The company simultaneously confirmed a 5% increase in the dividend, in line with its existing policy to distribute a substantial share of cash flow from operations to investors. Shell has been returning between 40% and 50% of cash flow to shareholders in recent quarters through a mix of dividends and repurchases.

Shell reported that its debt-to-equity ratio, or gearing, rose to 23.2% at the end of the quarter, up from 20.7% at the end of 2025. While still within a comfortable range compared with some peers, the increase highlights the group’s ongoing balancing act between investment, shareholder distributions and maintaining a resilient balance sheet.

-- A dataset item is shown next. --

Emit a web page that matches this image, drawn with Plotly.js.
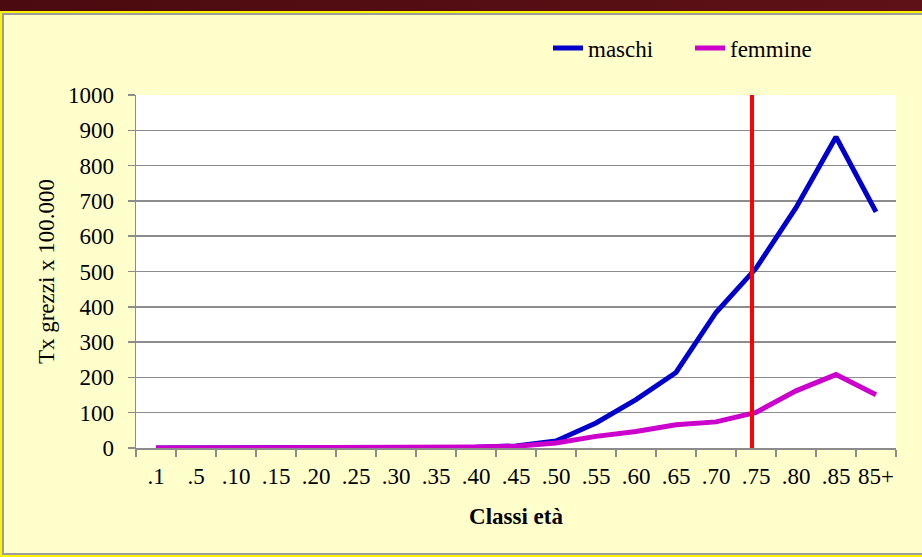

Operationally, oil and gas output fell by about 4% compared with the previous quarter, reflecting disruptions related to the conflict involving Iran and damage to the company’s Pearl gas plant in Qatar. Repairs at the facility could take around a year, adding further pressure on production volumes in the near term.

Shell shares dipped in early trading after the announcement, trading around 2% lower as investors weighed the profit beat against the slower pace of buybacks. The pullback was broadly in line with other oil majors as the market responds to moderating commodity prices and lingering geopolitical risk.

Wael Sawan, Shell chief executive, said: “Shell delivered strong results enabled by our relentless focus on operational performance in a quarter marked by unprecedented disruption in global energy markets.

“The safety of our people remains our priority as we work closely with governments and customers to address their energy needs.”

Looking ahead, Shell’s performance will remain closely tied to the trajectory of global energy prices, trading conditions and the pace at which it can restore disrupted output. Investors will also be watching how the group manages capital allocation between shareholder payouts, debt reduction and investment in both traditional hydrocarbons and low-carbon projects.